Wednesday, 18 July 2012

Three Cheers for Cherries..

... as studies show this superfruit may be good medicine.

According to THE ARTHRITIS FOUNDATION generations of people have reported that cherries help keep painful osteo-arthritis (OA) and gout flares in check. Until recently this was considered old wives tales but recently scientists have started to put these stories to the test….and guess what they have started to show really promising results.

Researchers tested different amounts of several varieties of cherries in almost every form, from juice to pills. And though most studies are small and the findings preliminary, evidence of the benefits of cherries is growing and how they can help in managing Gout and Osteo-arthritis relief!

Gout Management
Boston University .Medical Centre researchers carried out a study on 633 participants. They found that eating at least 10 cherries a day protected people who were suffering with gout from recurrent attacks. The findings were published in a supplement to the journal Arthritis & Rheumatism. The study co-author- Hyon, K. Choi "Cherry intake was associated with a 50 percent lower risk of gout flares over a 48-hour period. We extrapolate that cherries will continue to work long-term."

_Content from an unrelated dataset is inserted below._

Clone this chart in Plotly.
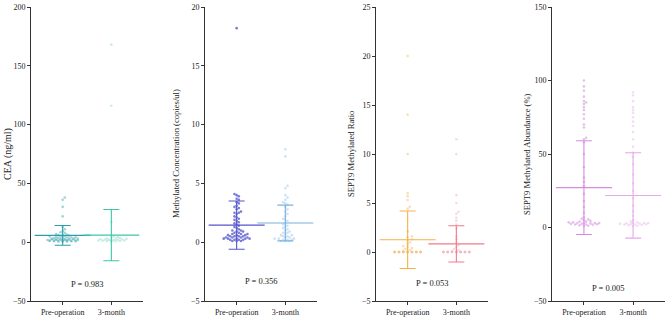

He attributes the positive results to anthocyanins - plant pigments that are believed to have powerful anti-oxidant and anti-inflammatory properties. Anthocyanins are found in. red and purple fruits, including raspberries and blueberries, but cherries, especially tart cherries, may contain higher levels.

Liquid cherry extract - found in health-food specialty stores- appears to provide the same benefits. In a .retrospective study of 24 patients presented at the 010annual meeting of the European League Against Rheumatism, researchers at Robert Wood Johnson Medical School in New Brunswick, N.J., saw a 50 percent reduction in flares when gout patients took one tablespoon of tart cherry extract -the equivalent of 45 to 60 cherries – twice a day for four months.

This is definitely a topic worth further investigation, "Dr.Choi says "If cherries prove effective in large trials, they could provide a safe, non-pharmacological option for preventing recurrent gout attacks."